DATA EXCERPT:

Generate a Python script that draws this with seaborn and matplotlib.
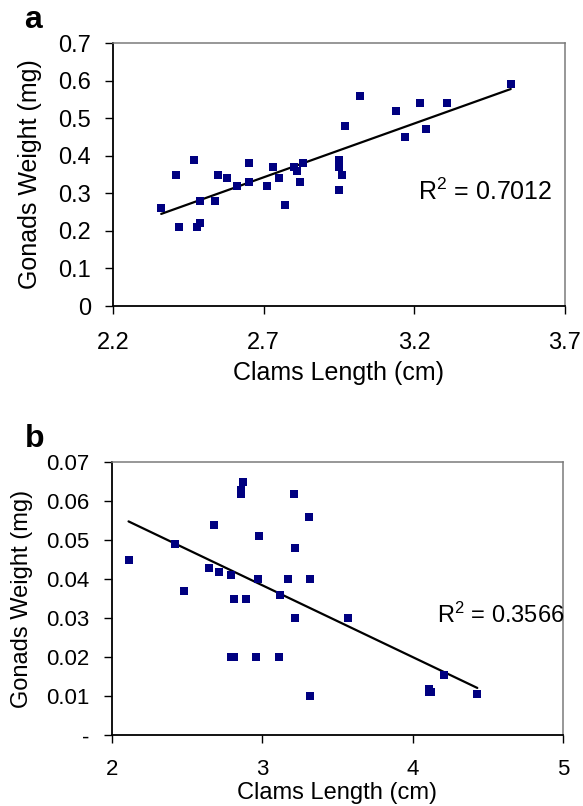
import matplotlib
matplotlib.use("Agg")
import matplotlib.pyplot as plt
import seaborn as sns
import pandas as pd

# Panel a data
a_length = [2.36, 2.41, 2.42, 2.47, 2.48, 2.49, 2.49, 2.54, 2.55, 2.58, 2.61,
            2.65, 2.65, 2.71, 2.73, 2.75, 2.77, 2.80, 2.81, 2.83, 2.82, 2.95,
            2.95, 2.96, 2.95, 2.97, 3.02, 3.14, 3.17, 3.22, 3.24, 3.31, 3.52]
a_weight = [0.26, 0.35, 0.21, 0.39, 0.21, 0.22, 0.28, 0.28, 0.35, 0.34, 0.32,
            0.38, 0.33, 0.32, 0.37, 0.34, 0.27, 0.37, 0.36, 0.38, 0.33, 0.39,
            0.37, 0.35, 0.31, 0.48, 0.56, 0.52, 0.45, 0.54, 0.47, 0.54, 0.59]
a_r2 = "0.7012"
a_xticks = [2.2, 2.7, 3.2, 3.7]
a_xticklabels = ["2.2", "2.7", "3.2", "3.7"]
a_yticks = [0, 0.1, 0.2, 0.3, 0.4, 0.5, 0.6, 0.7]
a_yticklabels = ["0", "0.1", "0.2", "0.3", "0.4", "0.5", "0.6", "0.7"]

# Panel b data
b_length = [2.11, 2.42, 2.48, 2.645, 2.68, 2.71, 2.79, 2.81, 2.79, 2.81, 2.86,
            2.86, 2.87, 2.89, 2.96, 2.97, 2.98, 3.11, 3.12, 3.17, 3.21, 3.22,
            3.22, 3.31, 3.32, 3.32, 3.57, 4.11, 4.11, 4.12, 4.21, 4.43]
b_weight = [0.045, 0.049, 0.037, 0.043, 0.054, 0.042, 0.041, 0.035, 0.020, 0.020,
            0.062, 0.063, 0.065, 0.035, 0.020, 0.040, 0.051, 0.020, 0.036, 0.040,
            0.062, 0.048, 0.030, 0.056, 0.040, 0.010, 0.030, 0.012, 0.011, 0.011,
            0.0155, 0.0105]
b_r2 = "0.3566"
b_xticks = [2, 3, 4, 5]
b_xticklabels = ["2", "3", "4", "5"]
b_yticks = [0, 0.01, 0.02, 0.03, 0.04, 0.05, 0.06, 0.07]
b_yticklabels = ["-", "0.01", "0.02", "0.03", "0.04", "0.05", "0.06", "0.07"]

sns.set_theme(style="white")
plt.rcParams["font.family"] = ["Liberation Sans", "DejaVu Sans"]
plt.rcParams["mathtext.fontset"] = "custom"
plt.rcParams["mathtext.rm"] = "Liberation Sans"
plt.rcParams["mathtext.it"] = "Liberation Sans:italic"
plt.rcParams["mathtext.bf"] = "Liberation Sans:bold"
for k in ("text.color", "axes.labelcolor", "xtick.color", "ytick.color"):
    plt.rcParams[k] = "black"

fig = plt.figure(figsize=(5.83, 8.06), dpi=100)
ax_a = fig.add_axes([0.1938, 0.6203, 0.7753, 0.3263])
ax_b = fig.add_axes([0.1921, 0.0877, 0.7736, 0.3387])

navy = "#000080"


def draw(ax, xs, ys, r2, xticks, xtl, yticks, ytl, r2pos, lab_fs, tick_fs,
         xpad, xlabelpad, ylabel_x):
    df = pd.DataFrame({"x": xs, "y": ys})
    sns.regplot(data=df, x="x", y="y", ax=ax, ci=None, scatter=False,
                truncate=True, line_kws={"color": "black", "lw": 1.6})
    sns.scatterplot(data=df, x="x", y="y", ax=ax, marker="s", s=36,
                    color=navy, edgecolor=navy, linewidth=0, zorder=3)
    ax.set_xlim(xticks[0], xticks[-1])
    ax.set_ylim(yticks[0], yticks[-1])
    ax.set_xticks(xticks)
    ax.set_xticklabels(xtl, fontsize=tick_fs)
    ax.set_yticks(yticks)
    ax.set_yticklabels(ytl, fontsize=tick_fs)
    ax.set_xlabel("Clams Length (cm)", fontsize=lab_fs, labelpad=xlabelpad)
    ax.set_ylabel("Gonads Weight (mg)", fontsize=lab_fs)
    ax.yaxis.set_label_coords(ylabel_x, 0.5)
    for s in ("left", "bottom"):
        ax.spines[s].set_color("black")
        ax.spines[s].set_linewidth(1.3)
    for s in ("top", "right"):
        ax.spines[s].set_color("#7a7a7a")
        ax.spines[s].set_linewidth(1.1)
    ax.tick_params(axis="both", direction="out", length=5.5, width=1.0,
                   color="black", left=True, bottom=True)
    ax.tick_params(axis="x", pad=xpad)
    ax.tick_params(axis="y", pad=10.5)
    ax.text(r2pos[0], r2pos[1], "R$^2$ = " + r2, fontsize=lab_fs,
            color="black", ha="left", va="baseline")


draw(ax_a, a_length, a_weight, a_r2, a_xticks, a_xticklabels, a_yticks,
     a_yticklabels, (3.212, 0.283), 18, 17, 13.5, 5, -0.157)
draw(ax_b, b_length, b_weight, b_r2, b_xticks, b_xticklabels, b_yticks,
     b_yticklabels, (4.163, 0.0289), 17, 16, 11.5, 1.5, -0.175)

fig.text(24 / 583, 1 - 28 / 806, "a", fontsize=23, fontweight="bold",
         ha="left", va="baseline")
fig.text(25 / 583, 1 - 447 / 806, "b", fontsize=23, fontweight="bold",
         ha="left", va="baseline")

fig.savefig("out.png", dpi=100)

PROBLEM TO WORK ON:
Take the listing above and restate it word for word, without its pictures.

WRITTEN SOLUTION:
Generate a Python script that draws this with seaborn and matplotlib.
import matplotlib
matplotlib.use("Agg")
import matplotlib.pyplot as plt
import seaborn as sns
import pandas as pd

# Panel a data
a_length = [2.36, 2.41, 2.42, 2.47, 2.48, 2.49, 2.49, 2.54, 2.55, 2.58, 2.61,
            2.65, 2.65, 2.71, 2.73, 2.75, 2.77, 2.80, 2.81, 2.83, 2.82, 2.95,
            2.95, 2.96, 2.95, 2.97, 3.02, 3.14, 3.17, 3.22, 3.24, 3.31, 3.52]
a_weight = [0.26, 0.35, 0.21, 0.39, 0.21, 0.22, 0.28, 0.28, 0.35, 0.34, 0.32,
            0.38, 0.33, 0.32, 0.37, 0.34, 0.27, 0.37, 0.36, 0.38, 0.33, 0.39,
            0.37, 0.35, 0.31, 0.48, 0.56, 0.52, 0.45, 0.54, 0.47, 0.54, 0.59]
a_r2 = "0.7012"
a_xticks = [2.2, 2.7, 3.2, 3.7]
a_xticklabels = ["2.2", "2.7", "3.2", "3.7"]
a_yticks = [0, 0.1, 0.2, 0.3, 0.4, 0.5, 0.6, 0.7]
a_yticklabels = ["0", "0.1", "0.2", "0.3", "0.4", "0.5", "0.6", "0.7"]

# Panel b data
b_length = [2.11, 2.42, 2.48, 2.645, 2.68, 2.71, 2.79, 2.81, 2.79, 2.81, 2.86,
            2.86, 2.87, 2.89, 2.96, 2.97, 2.98, 3.11, 3.12, 3.17, 3.21, 3.22,
            3.22, 3.31, 3.32, 3.32, 3.57, 4.11, 4.11, 4.12, 4.21, 4.43]
b_weight = [0.045, 0.049, 0.037, 0.043, 0.054, 0.042, 0.041, 0.035, 0.020, 0.020,
            0.062, 0.063, 0.065, 0.035, 0.020, 0.040, 0.051, 0.020, 0.036, 0.040,
            0.062, 0.048, 0.030, 0.056, 0.040, 0.010, 0.030, 0.012, 0.011, 0.011,
            0.0155, 0.0105]
b_r2 = "0.3566"
b_xticks = [2, 3, 4, 5]
b_xticklabels = ["2", "3", "4", "5"]
b_yticks = [0, 0.01, 0.02, 0.03, 0.04, 0.05, 0.06, 0.07]
b_yticklabels = ["-", "0.01", "0.02", "0.03", "0.04", "0.05", "0.06", "0.07"]

sns.set_theme(style="white")
plt.rcParams["font.family"] = ["Liberation Sans", "DejaVu Sans"]
plt.rcParams["mathtext.fontset"] = "custom"
plt.rcParams["mathtext.rm"] = "Liberation Sans"
plt.rcParams["mathtext.it"] = "Liberation Sans:italic"
plt.rcParams["mathtext.bf"] = "Liberation Sans:bold"
for k in ("text.color", "axes.labelcolor", "xtick.color", "ytick.color"):
    plt.rcParams[k] = "black"

fig = plt.figure(figsize=(5.83, 8.06), dpi=100)
ax_a = fig.add_axes([0.1938, 0.6203, 0.7753, 0.3263])
ax_b = fig.add_axes([0.1921, 0.0877, 0.7736, 0.3387])

navy = "#000080"


def draw(ax, xs, ys, r2, xticks, xtl, yticks, ytl, r2pos, lab_fs, tick_fs,
         xpad, xlabelpad, ylabel_x):
    df = pd.DataFrame({"x": xs, "y": ys})
    sns.regplot(data=df, x="x", y="y", ax=ax, ci=None, scatter=False,
                truncate=True, line_kws={"color": "black", "lw": 1.6})
    sns.scatterplot(data=df, x="x", y="y", ax=ax, marker="s", s=36,
                    color=navy, edgecolor=navy, linewidth=0, zorder=3)
    ax.set_xlim(xticks[0], xticks[-1])
    ax.set_ylim(yticks[0], yticks[-1])
    ax.set_xticks(xticks)
    ax.set_xticklabels(xtl, fontsize=tick_fs)
    ax.set_yticks(yticks)
    ax.set_yticklabels(ytl, fontsize=tick_fs)
    ax.set_xlabel("Clams Length (cm)", fontsize=lab_fs, labelpad=xlabelpad)
    ax.set_ylabel("Gonads Weight (mg)", fontsize=lab_fs)
    ax.yaxis.set_label_coords(ylabel_x, 0.5)
    for s in ("left", "bottom"):
        ax.spines[s].set_color("black")
        ax.spines[s].set_linewidth(1.3)
    for s in ("top", "right"):
        ax.spines[s].set_color("#7a7a7a")
        ax.spines[s].set_linewidth(1.1)
    ax.tick_params(axis="both", direction="out", length=5.5, width=1.0,
                   color="black", left=True, bottom=True)
    ax.tick_params(axis="x", pad=xpad)
    ax.tick_params(axis="y", pad=10.5)
    ax.text(r2pos[0], r2pos[1], "R$^2$ = " + r2, fontsize=lab_fs,
            color="black", ha="left", va="baseline")


draw(ax_a, a_length, a_weight, a_r2, a_xticks, a_xticklabels, a_yticks,
     a_yticklabels, (3.212, 0.283), 18, 17, 13.5, 5, -0.157)
draw(ax_b, b_length, b_weight, b_r2, b_xticks, b_xticklabels, b_yticks,
     b_yticklabels, (4.163, 0.0289), 17, 16, 11.5, 1.5, -0.175)

fig.text(24 / 583, 1 - 28 / 806, "a", fontsize=23, fontweight="bold",
         ha="left", va="baseline")
fig.text(25 / 583, 1 - 447 / 806, "b", fontsize=23, fontweight="bold",
         ha="left", va="baseline")

fig.savefig("out.png", dpi=100)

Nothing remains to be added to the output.